# Aim of the task:
Filter the data for lines with the word "this", then copy every line so identified.

# Data listing:
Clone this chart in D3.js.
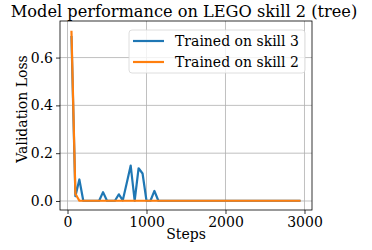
<!DOCTYPE html>
<html lang="en">
<head>
    <meta charset="UTF-8">
    <script src="https://d3js.org/d3.v7.min.js"></script>
    <style>
        body { margin: 0; background: #fff; }
        text { font-family: "DejaVu Serif", serif; fill: #000; }
    </style>
</head>
<body>
<div id="chart"></div>
<script>
    // training steps (one eval every 50 steps)
    var steps = [50, 100, 150, 200, 250, 300, 350, 400, 450, 500,
                 550, 600, 650, 700, 750, 800, 850, 900, 950, 1000,
                 1050, 1100, 1150, 1200, 1250, 1300, 1350, 1400, 1450, 1500,
                 1550, 1600, 1650, 1700, 1750, 1800, 1850, 1900, 1950, 2000,
                 2050, 2100, 2150, 2200, 2250, 2300, 2350, 2400, 2450, 2500,
                 2550, 2600, 2650, 2700, 2750, 2800, 2850, 2900, 2950];

    var skill3 = [0.69, 0.02, 0.09, 0.001, 0.001, 0.001, 0.001, 0.001, 0.037, 0.001,
                  0.001, 0.001, 0.028, 0.003, 0.075, 0.148, 0.001, 0.137, 0.115, 0.001,
                  0.001, 0.042, 0.001, 0.001, 0.001, 0.001, 0.001, 0.001, 0.001, 0.001,
                  0.001, 0.001, 0.001, 0.001, 0.001, 0.001, 0.001, 0.001, 0.001, 0.001,
                  0.001, 0.001, 0.001, 0.001, 0.001, 0.001, 0.001, 0.001, 0.001, 0.001,
                  0.001, 0.001, 0.001, 0.001, 0.001, 0.001, 0.001, 0.001, 0.001];

    var skill2 = [0.712, 0.03, 0.001, 0.001, 0.001, 0.001, 0.001, 0.001, 0.001, 0.001,
                  0.001, 0.001, 0.001, 0.001, 0.001, 0.001, 0.001, 0.001, 0.001, 0.001,
                  0.001, 0.001, 0.001, 0.001, 0.001, 0.001, 0.001, 0.001, 0.001, 0.001,
                  0.001, 0.001, 0.001, 0.001, 0.001, 0.001, 0.001, 0.001, 0.001, 0.001,
                  0.001, 0.001, 0.001, 0.001, 0.001, 0.001, 0.001, 0.001, 0.001, 0.001,
                  0.001, 0.001, 0.001, 0.001, 0.001, 0.001, 0.001, 0.001, 0.001];

    var seriesNames = ["Trained on skill 3", "Trained on skill 2"];
    var xTicks = [0, 1000, 2000, 3000];
    var yTicks = [0.0, 0.2, 0.4, 0.6];

    var colors = ["#1f77b4", "#ff7f0e"];

    var width = 372, height = 250;
    var margin = {left: 60, right: 60, top: 21, bottom: 40};

    var svg = d3.select("#chart").append("svg")
        .attr("width", width)
        .attr("height", height);

    var x = d3.scaleLinear().domain([-95, 3095]).range([margin.left, width - margin.right]);
    var y = d3.scaleLinear().domain([-0.0377, 0.753]).range([height - margin.bottom, margin.top]);

    // grid
    var grid = svg.append("g");
    grid.selectAll(".gx").data(xTicks).enter().append("line")
        .attr("x1", d => x(d)).attr("x2", d => x(d))
        .attr("y1", y.range()[0]).attr("y2", y.range()[1])
        .attr("stroke", "#b0b0b0").attr("stroke-width", 0.8);
    grid.selectAll(".gy").data(yTicks).enter().append("line")
        .attr("y1", d => y(d)).attr("y2", d => y(d))
        .attr("x1", x.range()[0]).attr("x2", x.range()[1])
        .attr("stroke", "#b0b0b0").attr("stroke-width", 0.8);

    // lines
    var line = d3.line().x(d => x(d[0])).y(d => y(d[1]));
    [skill3, skill2].forEach(function (vals, i) {
        svg.append("path")
            .datum(steps.map((s, j) => [s, vals[j]]))
            .attr("d", line)
            .attr("fill", "none")
            .attr("stroke", colors[i])
            .attr("stroke-width", 2.2)
            .attr("stroke-linejoin", "round");
    });

    // axes
    var xAxis = svg.append("g")
        .attr("transform", "translate(0," + (height - margin.bottom) + ")")
        .call(d3.axisBottom(x).tickValues(xTicks).tickFormat(d3.format("d")).tickSize(4).tickPadding(3));
    var yAxis = svg.append("g")
        .attr("transform", "translate(" + margin.left + ",0)")
        .call(d3.axisLeft(y).tickValues(yTicks).tickFormat(d3.format(".1f")).tickSize(4).tickPadding(3));
    svg.selectAll(".tick text").style("font-size", "14px").style("font-family", "DejaVu Serif");
    svg.selectAll(".domain").remove();
    svg.selectAll(".tick line").attr("stroke", "#000").attr("stroke-width", 0.8);

    // frame
    svg.append("rect")
        .attr("x", margin.left).attr("y", margin.top)
        .attr("width", width - margin.left - margin.right)
        .attr("height", height - margin.top - margin.bottom)
        .attr("fill", "none").attr("stroke", "#000").attr("stroke-width", 0.8);

    // title and labels
    svg.append("text")
        .attr("x", 184).attr("y", 17)
        .attr("text-anchor", "middle")
        .style("font-size", "16.2px")
        .text("Model performance on LEGO skill 2 (tree)");
    svg.append("text")
        .attr("x", x(1500)).attr("y", 239)
        .attr("text-anchor", "middle")
        .style("font-size", "14px")
        .text("Steps");
    svg.append("text")
        .attr("transform", "translate(27,109) rotate(-90)")
        .attr("text-anchor", "middle")
        .style("font-size", "14px")
        .text("Validation Loss");

    // legend
    var lg = svg.append("g");
    lg.append("rect")
        .attr("x", 129).attr("y", 30).attr("width", 176).attr("height", 43)
        .attr("rx", 3).attr("fill", "#fff").attr("fill-opacity", 0.8)
        .attr("stroke", "#d6d6d6").attr("stroke-width", 0.8);
    seriesNames.forEach(function (name, i) {
        var ly = 41 + i * 21;
        lg.append("line")
            .attr("x1", 133).attr("x2", 164).attr("y1", ly).attr("y2", ly)
            .attr("stroke", colors[i]).attr("stroke-width", 2.2);
        lg.append("text")
            .attr("x", 175).attr("y", ly + 5)
            .style("font-size", "14px")
            .text(name);
    });
</script>
</body>
</html>
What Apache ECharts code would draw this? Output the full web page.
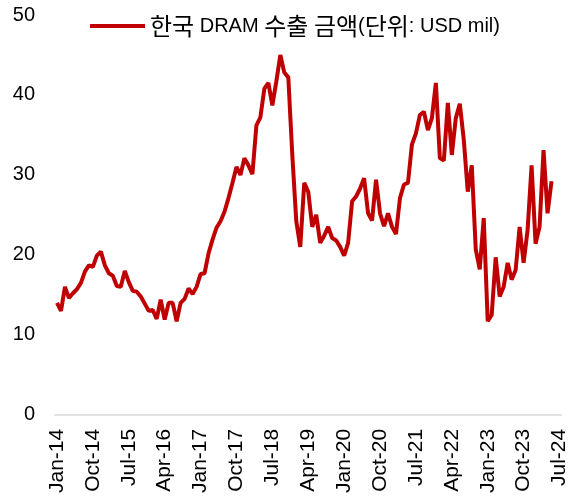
<!DOCTYPE html>
<html>
<head>
<meta charset="utf-8">
<script src="https://cdn.jsdelivr.net/npm/echarts@6/dist/echarts.min.js"></script>
<style>
  html, body { margin: 0; padding: 0; background: #fff; }
  #chart { width: 570px; height: 496px; }
</style>
</head>
<body>
<div id="chart"></div>
<script>
// 월 라벨 Jan-14 ~ Jul-24
var monNames = ['Jan','Feb','Mar','Apr','May','Jun','Jul','Aug','Sep','Oct','Nov','Dec'];
var startYear = 14, endYear = 24, endMonth = 7;
var months = [];
for (var y = startYear; y <= endYear; y++) {
    for (var m = 0; m < 12; m++) {
        if (y == endYear && m >= endMonth) break;
        months.push(monNames[m] + '-' + y);
    }
}

var seriesName = '한국 DRAM 수출 금액(단위: USD mil)';

// 2014 ~ 2018
var exp14_18 = [
    14.0, 13.0, 16.0, 14.6, 15.2, 15.7, 16.5, 17.9, 18.7, 18.5, 19.9, 20.4,
    18.7, 17.7, 17.4, 16.1, 16.0, 18.0, 16.6, 15.5, 15.4, 14.8, 13.9, 13.0,
    13.1, 12.0, 14.4, 11.9, 14.0, 14.0, 11.7, 14.0, 14.5, 15.8, 15.1, 16.0,
    17.6, 17.7, 20.2, 21.9, 23.4, 24.2, 25.4, 27.1, 29.0, 31.0, 30.0, 32.1,
    31.2, 30.1, 36.2, 37.2, 40.8, 41.5, 38.7, 41.7, 45.0, 42.8, 42.2, 32.5
];
// 2019 ~ 2024.05
var exp19_24 = [
    24.2, 21.0, 29.0, 27.9, 23.5, 25.0, 21.5, 22.4, 23.5, 22.1, 21.8, 21.0,
    19.9, 21.5, 26.7, 27.3, 28.3, 29.6, 25.2, 24.3, 29.4, 25.2, 23.6, 25.2,
    23.5, 22.6, 27.1, 28.8, 29.0, 33.8, 35.2, 37.5, 37.9, 35.6, 37.1, 41.5,
    32.1, 31.8, 39.0, 32.5, 37.1, 38.9, 34.4, 27.9, 31.2, 20.7, 18.2, 24.6,
    11.7, 12.5, 19.7, 14.8, 16.0, 19.0, 16.9, 18.1, 23.5, 19.0, 23.1, 31.2,
    21.4, 23.5, 33.1, 25.2, 29.2
];
var exportValues = exp14_18.concat(exp19_24);

var yTicks = { min: 0, max: 50, interval: 10 };

var fontFam = '"Liberation Sans", Arial, "Noto Sans CJK KR", sans-serif';
var krFam = '"Noto Sans CJK KR", sans-serif';

// 한글은 조금 크게 (원본 맑은 고딕 폭 맞춤)
function legendFmt(name) {
    return name.replace(/([가-힣]+)/g, '{k|$1}');
}

var myChart = echarts.init(document.getElementById('chart'));
var option = {
    animation: false,
    textStyle: { fontFamily: fontFam },
    legend: {
        data: [seriesName],
        left: 85,
        top: 9,
        icon: 'rect',
        itemWidth: 55,
        itemHeight: 4,
        itemGap: 5,
        formatter: legendFmt,
        textStyle: {
            fontSize: 20, color: '#000', fontFamily: fontFam,
            rich: { k: { fontSize: 24, color: '#000', fontFamily: krFam } }
        }
    },
    grid: { left: 55, right: 8, top: 15, bottom: 81 },
    xAxis: {
        type: 'category',
        data: months,
        boundaryGap: true,
        axisLine: { lineStyle: { color: '#D9D9D9', width: 1.5 } },
        axisTick: { show: false },
        axisLabel: {
            interval: 8,
            rotate: 90,
            margin: 14,
            fontSize: 21,
            color: '#000',
            fontFamily: fontFam
        }
    },
    yAxis: {
        type: 'value',
        min: yTicks.min,
        max: yTicks.max,
        interval: yTicks.interval,
        axisLine: { show: false },
        axisTick: { show: false },
        splitLine: { show: false },
        axisLabel: { margin: 20, fontSize: 20, color: '#000', fontFamily: fontFam }
    },
    series: [{
        name: seriesName,
        type: 'line',
        data: exportValues,
        showSymbol: false,
        symbol: 'none',
        lineStyle: { color: '#C00000', width: 4 },
        itemStyle: { color: '#C00000' }
    }]
};
myChart.setOption(option);
</script>
</body>
</html>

# Task answer:
Clone this chart in D3.js.
What Apache ECharts code would draw this? Output the full web page.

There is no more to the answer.